Sebastian mentioned in his email that the skills gap is broadening faster leaving people on the sidelines. I don’t think that this is untrue per se, but I do also think that part of the problem is that employers are not addressing the problem effectively. To some extent, ongoing professional development is a desirable thing; with that, you need to recognise that staff need to be supported in doing it (and Udacity is good in this respect) but that this also means that there are very few ready made hit the ground running candidates anywhere.

In IT support, it’s absolutely critical and here’s why. A lot of the skills in support are vendor specific.

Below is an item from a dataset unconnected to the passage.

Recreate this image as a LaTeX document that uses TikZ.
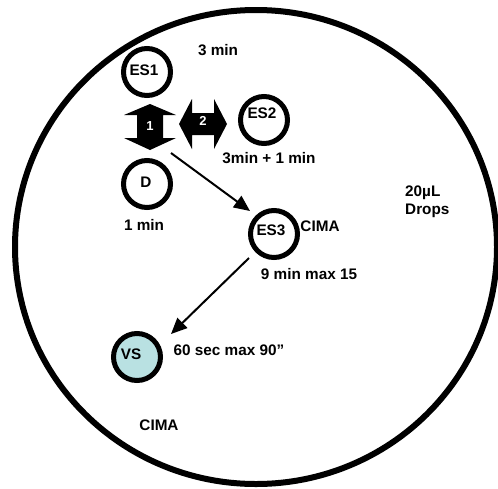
\documentclass[tikz,border=0pt]{standalone}
\usepackage{fontspec}
\setmainfont{Liberation Sans}
\usetikzlibrary{arrows.meta}

\definecolor{vsfill}{RGB}{185,225,226}

\tikzset{
  lbl/.style={font=\fontsize{15.3}{17}\selectfont\bfseries, inner sep=0pt},
  drop/.style={circle, draw=black, line width=5pt, minimum size=47pt, inner sep=0pt},
  blockarrow/.style={fill=black, draw=none},
  flow/.style={line width=2pt, -{Triangle[length=16pt,width=14pt]}},
  numlbl/.style={font=\fontsize{13}{15}\selectfont\bfseries, text=white, inner sep=0pt}
}

\begin{document}
\begin{tikzpicture}[x=1pt, y=-1pt]
  \useasboundingbox (0,0) rectangle (498,488);
  \begin{scope}
    \clip (0,0) rectangle (498,488);
    % the dish
    \draw[line width=6pt] (256,247) ellipse [x radius=241, y radius=237];
  \end{scope}

  % drops
  \node[drop] (es1) at (147,72) {};
  \node[drop] (es2) at (264,120) {};
  \node[drop] (d)   at (147,184) {};
  \node[drop] (es3) at (274,234) {};
  \node[drop, fill=vsfill] (vs) at (137,357) {};

  \node[lbl] (es1t) at (144,70) {ES1};
  \node[lbl] (es2t) at (262,113) {ES2};
  \node[lbl] (dt)   at (146,182) {D};
  \node[lbl] (es3t) at (271,230) {ES3};
  \node[lbl] (vst)  at (131,354) {VS};

  % block arrow 1 (vertical, double headed)
  \fill[blockarrow] (150,104) -- (176,115) -- (163,115) -- (163,138) -- (176,138)
    -- (150,150) -- (124,138) -- (137,138) -- (137,115) -- (124,115) -- cycle;
  \node[numlbl] (n1) at (150,126) {1};

  % block arrow 2 (horizontal, double headed)
  \fill[blockarrow] (179,124) -- (192,99) -- (192,113) -- (214,113) -- (214,99)
    -- (227,124) -- (214,149) -- (214,135) -- (192,135) -- (192,149) -- cycle;
  \node[numlbl] (n2) at (203,121) {2};

  % flow arrows
  \coordinate (a1s) at (171,153);
  \coordinate (a1e) at (250,211);
  \coordinate (a2s) at (249,258);
  \coordinate (a2e) at (171,334);
  \draw[flow] (a1s) -- (a1e);
  \draw[flow] (a2s) -- (a2e);

  % timings and notes
  \node[lbl] (t3)   at (218,50)  {3 min};
  \node[lbl] (t31)  at (269,158) {3min + 1 min};
  \node[lbl] (t1)   at (144,225) {1 min};
  \node[lbl] (c1)   at (320,226) {CIMA};
  \node[lbl] (t9)   at (309,274) {9 min max 15};
  \node[lbl, anchor=west] (ul)  at (405,193) {20µL};
  \node[lbl, anchor=west] (dr)  at (405,211) {Drops};
  \node[lbl] (t60)  at (229,350) {60 sec max 90”};
  \node[lbl] (c2)   at (159,425) {CIMA};
\end{tikzpicture}
\end{document}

Tasks in IT can be quite general – keep a network running, keep security in place – but the skill set required can be vendor specific and not immediately transferable from the systems run by one vendor to the systems run by another vendor, for example.

There was a time when having a degree in computer science covered a multitude of possible jobs because it covered a multitude of related subjects. Those days are gone, and they are gone because technology employers no longer filter on the basis of knowledge, but on the basis of limited skills. Alternative qualifications may deal with the skills issue, but not necessarily the broader picture issue. I’ve seen it with people who learn to program in – for want of an example – Java – but not in the context of what computers actually do.

Learning to program in a specific language is an easily acquired skill for someone who actually understands the broader picture. Industry needs to focus on identifying these people and recognise that they provide a lot more value than someone whose only skillset is they learned to program in one specific programming language. It means recognising that the learning phase does not end at the date of graduation. In many respects, it starts.